Among the steps, the U.S. Treasury said it was raising “the risk of secondary sanctions for foreign financial institutions that deal with Russia’s war economy,” effectively threatening them with losing access to the U.S. financial system.

It also said it was moving to restrict the Russian military-industrial base’s ability to exploit certain U.S. software and information technology services and, with the State Department, targeting more than 300 individuals and entities in Russia and beyond, including in Asia, Europe and Africa.

Separately, the Commerce Department said it was targeting shell companies in Hong Kong for diverting semiconductors to Russia, taking steps that would affect nearly $100 million of high-priority items for Moscow including such chips.

It will also expand its lists of items Russia cannot import from other nations to cover not just U.S.-origin products but U.S.-branded goods, meaning those made with U.S. intellectual property or technology, a senior Commerce official told reporters on condition of anonymity.

U.S.-made chips and other technology have been found in a wide array of Russian equipment, from drones to radios, missiles and armored vehicles, recovered from the battlefield, Ukrainian officials say.

After seizing Crimea from Ukraine in 2014, Russia launched a full-scale invasion of its neighbor in 2022, triggering a host of new U.S. economic sanctions on Moscow.

While many analysts do not expect U.S. and other nations’ sanctions to materially change Russian President Vladimir Putin’s calculus, they believe they will both make it harder for Moscow to wage war and, over time, weaken Russia’s economy.

“Today’s actions strike at their remaining avenues for international materials and equipment, including their reliance on critical supplies from third countries,” Treasury Secretary Janet Yellen said in a statement.

The Treasury also said it was imposing sanctions on key parts of Russia’s financial infrastructure, including the Moscow Exchange (MOEX), which operates Russia’s largest public markets for equity, fixed income, foreign exchange and other products.

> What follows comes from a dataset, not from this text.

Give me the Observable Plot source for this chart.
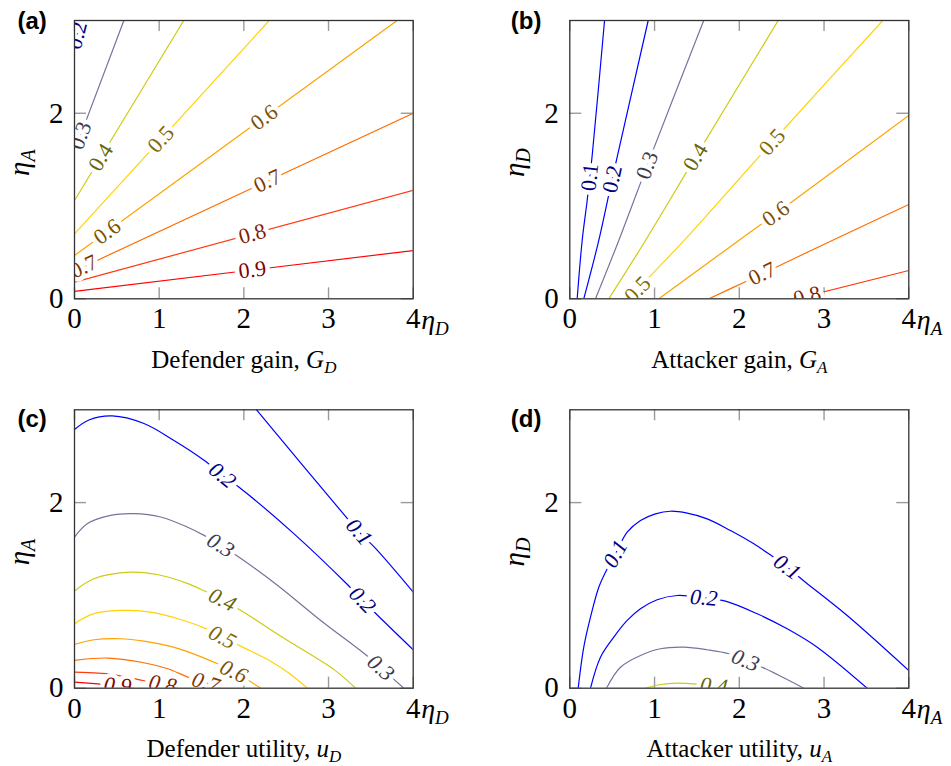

MOEX and its related subsidiaries have facilitated sanctions evasion by obscuring the identities of parties engaged in such transactions, a senior Treasury official told reporters. By sanctioning them, the official said, the U.S. would force greater transparency on cross-border transactions, making it harder to evade sanctions.

MOEX, in a statement, rushed out within an hour of the U.S. moves on Wednesday, a public holiday in Russia, said the new sanctions had forced an immediate suspension of trading in dollars and euros on its leading financial marketplace.

The news came as President Joe Biden departed for a summit in southern Italy with leaders from other Group of Seven democracies: Britain, Canada, France, Germany, Italy, Japan and the United States.

One of the G7 leaders’ priorities is boosting support for Ukraine, now in the third year of resisting Russia’s invasion, and disarming the Russian war machine.

Peter Harrell, who served as White House senior director for international economics in 2021 and 2022, described the latest sanctions as a “paradigm shift,” partly because they expose foreign banks to the risk of being cut off from the U.S. financial system if they deal with key large Russian banks.

The Treasury accomplished this by increasing to 4,500 the universe of Russian companies and individuals who could trigger such sanctions from about 1,200, the senior Treasury official told reporters.

“For the first time, the U.S. is shifting towards something that begins to look like … an effort to set up a global financial embargo on Russia,” Harrell said.

“The message here is really one to banks in China and Turkey and the UAE and elsewhere outside of the G7 they face sanctions for continuing to engage in transactions with the big Russian banks and other sanctioned Russian banks,” he added, saying this would likely spark a “major retreat” by those banks from Russia.

“That financial pullback, in turn, is probably going … to complicate the flow of goods from countries that are continuing to trade with Russia,” he said.